Stoker is a film replete with significance and meaning imposed on the positioning of its characters within the frame. A scene on a winding staircase at around 12 minutes neatly captures the moment when a crucial shift in power between India (Mia Wasikowska) and Uncle Charlie (Matthew Goode) occurs.
Louis Giannetti, in his hardy perennial film studies textbook, Understanding Movies, discussed the idea of ‘intrinsic weighting’ as applied to the motion picture. It’s a notion that’s wedded to the principle of the ‘Golden Section’, that rule of thumb common to theories of composition in the study of paintings which suggests that the balance and ‘rightness’ of a picture’s composition can be calculated through an equation. It may not always be immediately apparent to the viewer, but it’s not uncommon to find directors placing special emphasis on specific areas of the movie screen as a way to convey the often-shifting balance of power between characters.
Hitchcock was certainly noted for doing this; notice for instance where he places Joan Fontaine within the frame in relation to other characters throughout Rebecca (1940). Look especially at the left/right spatial tensions between Bruno (Robert Taylor) and Guy (Farley Granger) in Strangers on a Train (1951) and how at key times in the film they switch sides. Giannetti proposed that there is an inherent tendency for viewers to consider people or objects on the right side of a moving image as possessing the more powerful position.

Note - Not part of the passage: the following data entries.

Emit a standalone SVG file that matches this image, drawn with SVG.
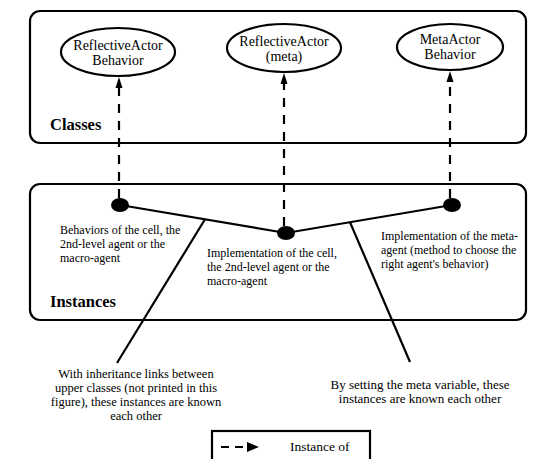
<svg xmlns="http://www.w3.org/2000/svg" width="538" height="459" viewBox="0 0 538 459">
<style>
.box{fill:none;stroke:#000;stroke-width:2.2}
.ell{fill:#fff;stroke:#000;stroke-width:2.2}
text{font-family:'Liberation Serif','DejaVu Serif',serif;fill:#000}
.et{font-size:14px;text-anchor:middle}
.lbl{font-size:12px}
.big{font-size:16.5px;font-weight:bold}
.note{font-size:12.5px;text-anchor:middle}
.dash{stroke:#000;stroke-width:2.2;stroke-dasharray:9 8;fill:none}
.solid{stroke:#000;stroke-width:2.2;fill:none}
</style>
<rect width="538" height="459" fill="#fff"/>
<g id="classes-frame">
<rect class="box" x="30" y="11" width="496" height="132" rx="10"/>
<text class="big" x="50" y="130">Classes</text>
</g>
<g id="instances-frame">
<rect class="box" x="30" y="184" width="496" height="136" rx="10"/>
<text class="big" x="50" y="307">Instances</text>
</g>
<g id="connectors">
<line class="dash" x1="119" y1="198" x2="119" y2="84"/>
<polygon points="119,77 115.5,88 122.5,88" fill="#000"/>
<line class="dash" x1="284" y1="226" x2="284" y2="82"/>
<polygon points="284,73 280.5,84 287.5,84" fill="#000"/>
<line class="dash" x1="450" y1="198" x2="450" y2="80"/>
<polygon points="450,71 446.5,82 453.5,82" fill="#000"/>
<polyline class="solid" points="120,205 286,233 452,205"/>
<line class="solid" x1="205" y1="219.3" x2="117" y2="363"/>
<line class="solid" x1="350" y1="222.2" x2="410" y2="362"/>
</g>
<g id="node-reflective-behavior">
<ellipse class="ell" cx="118" cy="52" rx="57" ry="24"/>
<text class="et" x="118" y="50">ReflectiveActor</text>
<text class="et" x="118" y="65">Behavior</text>
</g>
<g id="node-reflective-meta">
<ellipse class="ell" cx="284" cy="48" rx="57" ry="24"/>
<text class="et" x="284" y="46">ReflectiveActor</text>
<text class="et" x="284" y="61">(meta)</text>
</g>
<g id="node-meta-behavior">
<ellipse class="ell" cx="450" cy="47" rx="53" ry="23"/>
<text class="et" x="450" y="44">MetaActor</text>
<text class="et" x="450" y="59">Behavior</text>
</g>
<g id="inst-behaviors">
<ellipse cx="120" cy="205" rx="9" ry="7" fill="#000"/>
<text class="lbl" x="60" y="234">Behaviors of the cell, the</text>
<text class="lbl" x="60" y="248">2nd-level agent or the</text>
<text class="lbl" x="60" y="262">macro-agent</text>
</g>
<g id="inst-implementation">
<ellipse cx="286" cy="233" rx="9" ry="7" fill="#000"/>
<text class="lbl" x="207" y="257">Implementation of the cell,</text>
<text class="lbl" x="207" y="271">the 2nd-level agent or the</text>
<text class="lbl" x="207" y="285">macro-agent</text>
</g>
<g id="inst-meta">
<ellipse cx="452" cy="205" rx="9" ry="7" fill="#000"/>
<text class="lbl" x="381" y="240">Implementation of the meta-</text>
<text class="lbl" x="381" y="254">agent (method to choose the</text>
<text class="lbl" x="381" y="268">right agent's behavior)</text>
</g>
<g id="note-left">
<text class="note" x="136" y="378">With inheritance links between</text>
<text class="note" x="136" y="392">upper classes (not printed in this</text>
<text class="note" x="136" y="406">figure), these instances are known</text>
<text class="note" x="136" y="420">each other</text>
</g>
<g id="note-right">
<text class="note" x="420" y="389" style="font-size:13px">By setting the meta variable, these</text>
<text class="note" x="420" y="403" style="font-size:13px">instances are known each other</text>
</g>
<g id="legend">
<rect class="box" x="212" y="431" width="158" height="30"/>
<line class="dash" x1="221" y1="447" x2="246" y2="447" style="stroke-dasharray:8 6"/>
<polygon points="259,447 247,442 247,452" fill="#000"/>
<text x="290" y="451" style="font-size:13.5px">Instance of</text>
</g>
</svg>
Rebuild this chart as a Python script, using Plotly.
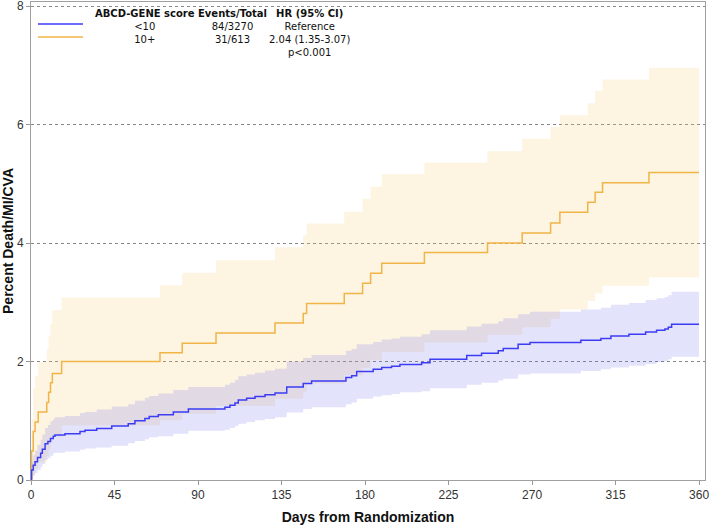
import plotly.graph_objects as go

# ---------------- data ----------------
# ABCD-GENE score 10+ (orange)
hi_days = [0, 0.3, 1.2, 2.2, 3.9, 8.5, 9.5, 10.5, 11.5, 16.5, 69.5, 81.5, 99.7, 131.5,
           146.7, 148.5, 168.8, 178.7, 183.0, 189.0, 212.0, 246.0, 264.7, 280.0, 285.0,
           300.0, 304.0, 308.0, 333.0, 360.0]
hi_est = [0, 0.49, 0.82, 0.98, 1.15, 1.31, 1.48, 1.64, 1.80, 2.00, 2.15, 2.31, 2.48, 2.65,
          2.81, 2.98, 3.15, 3.32, 3.49, 3.66, 3.84, 4.00, 4.17, 4.34, 4.52,
          4.69, 4.86, 5.02, 5.19, 5.19]
hi_upper = [0, 1.04, 1.55, 1.76, 1.99, 2.21, 2.44, 2.64, 2.87, 3.08, 3.29, 3.50, 3.71, 3.93,
            4.13, 4.33, 4.53, 4.75, 4.95, 5.16, 5.36, 5.55, 5.76, 5.96, 6.16,
            6.36, 6.57, 6.76, 6.96, 6.96]
hi_lower = [0, 0.00, 0.09, 0.20, 0.31, 0.41, 0.52, 0.64, 0.73, 0.92, 1.01, 1.12, 1.25, 1.37,
            1.49, 1.63, 1.77, 1.89, 2.03, 2.16, 2.32, 2.45, 2.58, 2.72, 2.88,
            3.02, 3.15, 3.28, 3.42, 3.42]

# ABCD-GENE score <10 (blue)
lo_days = [0, 0.3, 1.2, 2.2, 3.5, 5.2, 6.1, 7.6, 9.1, 10.5, 12.0, 12.9, 18.3, 26.4, 29.1,
           35.4, 43.5, 52.4, 56.0, 61.4, 63.7, 68.6, 76.7, 84.8, 104.5, 107.2, 109.9, 111.7,
           116.2, 120.7, 126.1, 131.5, 137.8, 146.7, 151.2, 169.7, 172.8, 175.5, 184.4,
           189.0, 194.3, 198.8, 210.5, 215.0, 234.8, 242.8, 251.8, 254.5, 262.5, 268.9,
           296.3, 307.1, 312.5, 322.2, 331.2, 337.1, 341.6, 343.4, 345.2, 360.0]
lo_est = [0, 0.17, 0.25, 0.31, 0.38, 0.45, 0.52, 0.61, 0.65, 0.70, 0.74, 0.76, 0.78, 0.82, 0.84,
          0.87, 0.91, 0.95, 1.00, 1.04, 1.07, 1.10, 1.15, 1.20, 1.23, 1.26, 1.30, 1.35,
          1.38, 1.41, 1.44, 1.47, 1.57, 1.63, 1.67, 1.73, 1.76, 1.83, 1.87,
          1.90, 1.92, 1.95, 1.98, 2.04, 2.10, 2.14, 2.18, 2.22, 2.29, 2.32,
          2.36, 2.39, 2.43, 2.46, 2.50, 2.53, 2.55, 2.58, 2.63, 2.63]
lo_upper = [0, 0.31, 0.42, 0.50, 0.59, 0.68, 0.77, 0.88, 0.93, 0.99, 1.03, 1.06, 1.08, 1.13, 1.15,
            1.19, 1.24, 1.28, 1.34, 1.39, 1.42, 1.46, 1.52, 1.57, 1.61, 1.64, 1.69, 1.75,
            1.78, 1.81, 1.85, 1.88, 2.00, 2.06, 2.11, 2.18, 2.21, 2.29, 2.33,
            2.37, 2.39, 2.42, 2.46, 2.53, 2.59, 2.64, 2.68, 2.73, 2.80, 2.84,
            2.88, 2.91, 2.96, 2.99, 3.04, 3.07, 3.09, 3.12, 3.18, 3.18]
lo_lower = [0, 0.03, 0.08, 0.12, 0.17, 0.22, 0.27, 0.34, 0.37, 0.41, 0.45, 0.46, 0.48, 0.51, 0.53,
            0.55, 0.58, 0.62, 0.66, 0.69, 0.72, 0.74, 0.78, 0.83, 0.85, 0.88, 0.91, 0.95,
            0.98, 1.01, 1.03, 1.06, 1.14, 1.20, 1.23, 1.28, 1.31, 1.37, 1.41,
            1.43, 1.45, 1.48, 1.50, 1.55, 1.61, 1.64, 1.68, 1.71, 1.78, 1.80,
            1.84, 1.87, 1.90, 1.93, 1.96, 1.99, 2.01, 2.04, 2.08, 2.08]

x_ticks = [0, 45, 90, 135, 180, 225, 270, 315, 360]
y_ticks = [0, 2, 4, 6, 8]

legend_header = ["ABCD-GENE score", "Events/Total", "HR (95% CI)"]
legend_col1 = ["<10", "10+"]
legend_col2 = ["84/3270", "31/613"]
legend_col3 = ["Reference", "2.04 (1.35-3.07)", "p<0.001"]

BLUE = "#3c3cf5"
ORANGE = "#f0b447"
BLUE_FILL = "rgba(100,100,240,0.18)"
ORANGE_FILL = "rgba(245,200,110,0.20)"

# ---------------- figure ----------------
W, H = 709, 525
L, R, T, B = 31, 4, 2, 45

fig = go.Figure()

# orange CI band
fig.add_trace(go.Scatter(x=hi_days, y=hi_lower, mode="lines", line=dict(width=0, shape="hv"),
                         hoverinfo="skip", showlegend=False))
fig.add_trace(go.Scatter(x=hi_days, y=hi_upper, mode="lines", line=dict(width=0, shape="hv"),
                         fill="tonexty", fillcolor=ORANGE_FILL, hoverinfo="skip", showlegend=False))
# blue CI band
fig.add_trace(go.Scatter(x=lo_days, y=lo_lower, mode="lines", line=dict(width=0, shape="hv"),
                         hoverinfo="skip", showlegend=False))
fig.add_trace(go.Scatter(x=lo_days, y=lo_upper, mode="lines", line=dict(width=0, shape="hv"),
                         fill="tonexty", fillcolor=BLUE_FILL, hoverinfo="skip", showlegend=False))
# curves
fig.add_trace(go.Scatter(x=hi_days, y=hi_est, mode="lines", line=dict(color=ORANGE, width=1.5, shape="hv"),
                         name="10+", showlegend=False))
fig.add_trace(go.Scatter(x=lo_days, y=lo_est, mode="lines", line=dict(color=BLUE, width=1.5, shape="hv"),
                         name="<10", showlegend=False))

pw = W - L - R
ph = H - T - B


def px2paper_x(px):
    return (px - L) / pw


def px2paper_y(py):
    return (H - B - py) / ph


# legend table: one multi-line annotation per column
font_txt = dict(family="DejaVu Sans, Verdana, sans-serif", size=10, color="#111")
col_x = [145, 232, 309]
cols = [legend_col1, legend_col2, legend_col3]
for cx, head, lines in zip(col_x, legend_header, cols):
    text = "<b>" + head + "</b><br>" + "<br>".join(lines)
    fig.add_annotation(x=px2paper_x(cx), y=px2paper_y(7), xref="paper", yref="paper",
                       text=text, showarrow=False, xanchor="center", yanchor="top",
                       align="center", borderpad=0, font=font_txt)
for ry, col in zip([24, 37], [BLUE, ORANGE]):
    fig.add_shape(type="line", xref="paper", yref="paper",
                  x0=px2paper_x(38), x1=px2paper_x(83), y0=px2paper_y(ry), y1=px2paper_y(ry),
                  line=dict(color=col, width=1.5))

axis_font = dict(family="Liberation Sans, Arial, sans-serif", size=12, color="#333")
title_font = dict(family="Liberation Sans, Arial, sans-serif", size=14, color="#111")
fig.update_layout(
    width=W, height=H,
    margin=dict(l=L, r=R, t=T, b=B, pad=0, autoexpand=False),
    plot_bgcolor="white", paper_bgcolor="white",
    xaxis=dict(range=[0, 363.2], tickvals=x_ticks, ticks="outside", ticklen=4, tickcolor="#999",
               showline=True, linecolor="#a0a0a0", linewidth=1, mirror=True, automargin=False,
               ticklabeloverflow="allow",
               showgrid=False, zeroline=False, tickfont=axis_font,
               title=dict(text="<b>Days from Randomization</b>", standoff=10, font=title_font)),
    yaxis=dict(range=[0, 8.07], tickvals=y_ticks, ticks="outside", ticklen=4, tickcolor="#999",
               showline=True, linecolor="#a0a0a0", linewidth=1, mirror=True, automargin=False,
               ticklabeloverflow="allow",
               showgrid=True, gridcolor="#888", griddash="dot", gridwidth=1, zeroline=False,
               tickfont=axis_font,
               title=dict(text="<b>Percent Death/MI/CVA</b>", standoff=6, font=title_font)),
    showlegend=False,
)

fig.write_html("out.html", config={"displayModeBar": False},
               post_script="document.body.style.margin='0';document.body.style.padding='0';")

This may have something to do, at least in western cultures, with the tendency to ‘read’ images from left to right whereby eye movement direction effectively deposits focus and thereby emphasis on the right side.
Chan-wook Park’s Stoker, among its many attributes, has a field day with its character positioning. It’s a film that plays out for the most part inside the large Stoker family house and makes exceptional use of inter-related people-placing within interior spaces. At the wake for her recently deceased father, India encounters her uncle, a suspicious ‘relative’ she was previously unaware of. Solitary among the mourners, India sits at the foot of the stairs occupying the bottom right corner of the picture, possessing the balance of power yet simultaneously appearing vulnerable. When Uncle Charlie addresses her he is at the top of the staircase looking down, and in screen position terms he is upper centre-right and looking down to the right, suggesting that he is seeking to encroach into India’s far right portion of the picture.
India ascends subordinately, and after a brief pause when her eyes share the same level as his, Uncle Charlie begins to descend. The long shot of the staircase uses door frame angles and the sweep of the steps to indicate a top left to bottom right direction. The choice of camera angle after the two pass each other ensures that, although his trajectory is now downwards, Uncle Charlie is now firmly on the right yet still occupying the upper portion of the picture, suggesting that in this moment of passage it is suspicious Uncle Charlie who now has the upper hand.